EXERCISE
Leave out the pictures and restate the rest of the data exactly.
-- Start of DATA SHOWN --
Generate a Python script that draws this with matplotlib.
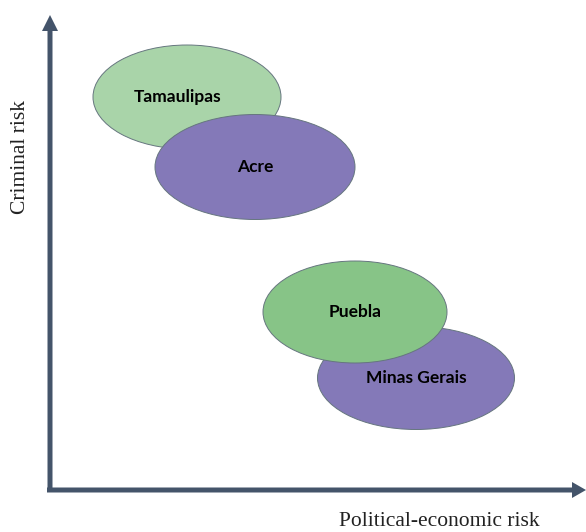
import matplotlib
matplotlib.use('Agg')
import matplotlib.pyplot as plt
from matplotlib.patches import Ellipse

# regions, positioned on (political-economic risk, criminal risk)
regions = ['Tamaulipas', 'Acre', 'Puebla', 'Minas Gerais']
pol_econ_risk = [137, 205, 305, 366]
criminal_risk = [393, 323, 178, 112]
fills = ['#a9d4a9', '#8479b8', '#87c487', '#8479b8']
draw_order = [0, 1, 3, 2]  # Puebla sits on top of Minas Gerais

ell_w = [188, 200, 184, 197]
ell_h = [104, 105, 102, 103]
axis_col = '#44546a'

fig = plt.figure(figsize=(5.86, 5.32), dpi=100)
ax = fig.add_axes([0, 0, 1, 1])
ax.set_xlim(-50, 536)
ax.set_ylim(-42, 490)
ax.axis('off')

for i in draw_order:
    e = Ellipse((pol_econ_risk[i], criminal_risk[i]), ell_w[i], ell_h[i],
                facecolor=fills[i], edgecolor='#66767f', lw=0.7)
    ax.add_patch(e)
    dx = -9 if i == 0 else 0
    ax.text(pol_econ_risk[i] + dx, criminal_risk[i], regions[i], ha='center', va='center',
            fontsize=12.5, fontweight='bold', family='Lato', color='black')

# axes arrows
ax.arrow(0, 0, 0, 475, width=5, head_width=16, head_length=16,
         length_includes_head=True, color=axis_col, lw=0)
ax.arrow(-3, 0, 539, 0, width=5, head_width=16, head_length=14,
         length_includes_head=True, color=axis_col, lw=0)

ax.text(-30, 333, 'Criminal risk', rotation=90, ha='center', va='center',
        family='Liberation Serif', fontsize=15.5, color='#222222')
ax.text(389, -31, 'Political-economic risk', ha='center', va='center',
        family='Liberation Serif', fontsize=15.5, color='#222222')

fig.savefig('out.png', dpi=100)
-- End of DATA SHOWN --
EXERCISE OUTPUT
Generate a Python script that draws this with matplotlib.
import matplotlib
matplotlib.use('Agg')
import matplotlib.pyplot as plt
from matplotlib.patches import Ellipse

# regions, positioned on (political-economic risk, criminal risk)
regions = ['Tamaulipas', 'Acre', 'Puebla', 'Minas Gerais']
pol_econ_risk = [137, 205, 305, 366]
criminal_risk = [393, 323, 178, 112]
fills = ['#a9d4a9', '#8479b8', '#87c487', '#8479b8']
draw_order = [0, 1, 3, 2]  # Puebla sits on top of Minas Gerais

ell_w = [188, 200, 184, 197]
ell_h = [104, 105, 102, 103]
axis_col = '#44546a'

fig = plt.figure(figsize=(5.86, 5.32), dpi=100)
ax = fig.add_axes([0, 0, 1, 1])
ax.set_xlim(-50, 536)
ax.set_ylim(-42, 490)
ax.axis('off')

for i in draw_order:
    e = Ellipse((pol_econ_risk[i], criminal_risk[i]), ell_w[i], ell_h[i],
                facecolor=fills[i], edgecolor='#66767f', lw=0.7)
    ax.add_patch(e)
    dx = -9 if i == 0 else 0
    ax.text(pol_econ_risk[i] + dx, criminal_risk[i], regions[i], ha='center', va='center',
            fontsize=12.5, fontweight='bold', family='Lato', color='black')

# axes arrows
ax.arrow(0, 0, 0, 475, width=5, head_width=16, head_length=16,
         length_includes_head=True, color=axis_col, lw=0)
ax.arrow(-3, 0, 539, 0, width=5, head_width=16, head_length=14,
         length_includes_head=True, color=axis_col, lw=0)

ax.text(-30, 333, 'Criminal risk', rotation=90, ha='center', va='center',
        family='Liberation Serif', fontsize=15.5, color='#222222')
ax.text(389, -31, 'Political-economic risk', ha='center', va='center',
        family='Liberation Serif', fontsize=15.5, color='#222222')

fig.savefig('out.png', dpi=100)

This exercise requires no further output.